Appennino, 12 milioni per l’agricoltura

Sono le risorse messe in campo dal Gal per contrastare l’abbandono della montagna e rilanciare la coltivazione di frutti e cereali antichi

Appennino, 12 milioni per l’agricoltura

In primo piano Tiberio Rabboni, presidente del Gal,. al convegno

Dodici milioni di euro in tre anni per contrastare l’abbandono della montagna e il calo della superficie coltivata che in dieci anni ha visto il calo del 42 per cento delle aziende agricole e la diminuzione del 22 per cento del coltivo. Sono questi i numeri dell’agricoltura in Appennino e le risorse messe in campo dal Gal (il gruppo di azione locale dell’Appennino bolognese) secondo quanto anticipato dal suo presidente, Tiberio Rabboni, nel corso del convegno promosso dal Comune di Grizzana all’interno della sagra della mela Rosa Romana, dei frutti e cereali antichi.

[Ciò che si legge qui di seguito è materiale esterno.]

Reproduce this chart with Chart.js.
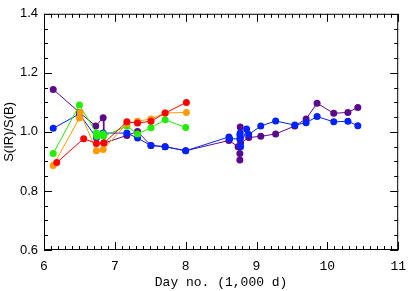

L’argomento introdotto da Cesare Calisti e Francesco Marucci era focalizzato sulla riscoperta dell’arte bianca e sulla coltivazione e trasformazione di cereali e frutti antichi. Così, dopo le relazioni di Alberto Cucchi, Luigi Ritacco, Medardo Montaguti, e Federico Giovannetti, tutti centrati sulla qualità e le buone prospettive di mercato delle farine ricavate dai cereali antichi e dei frutti di qualità superiore cresciute in quota e in territori incontaminati, si sono toccati gli aspetti importanti della distribuzione e della trasformazione di eccellenze come la mela Rosa Romana, le castagne i formaggi, le farine, le carni, il vino e i prodotti da forno. Una filiera ben presente al Gal, ha esordito Rabboni che ha descritto la tendenza di declino continuo che richiederebbe ben più risorse di quelle che il Gal e le amministrazioni locali possono mettere in campo. Con la consapevolezza che "i terreni incolti (non il bosco che è altra cosa) in dieci anni sono cresciuti di oltre il 20% e questo è un grosso problema per tutti perché viene meno la cura del territorio, dei fossi, delle strade, di interi versanti. Per questo dall’inizio del 2025 faremo bandi per contributi a fondo perduto per le produzioni tipiche (ci sono 718 aziende certificate bio), ma anche per mantenere la viabilità aziendale e per proteggersi dalla fauna selvatica".

Non sono mancate neppure, da parte di agricoltori e titolari di aziende agrituristiche, critiche per un eccesso di burocrazia in questi bandi e la richiesta di aprire l’accesso anche a chi non è imprenditore agricolo a titolo principale, ma che comunque vuole curare e mantenere il suo terreno. "Terremo conto delle osservazioni fatte, e posso già dire che potrà partecipare anche chi lavora part time e chi fa trasformazione del prodotto: pane, birra, biscotti, vino, succhi, formaggi che possono fregiarsi gratuitamente del marchio ‘Prodotto di montagna’".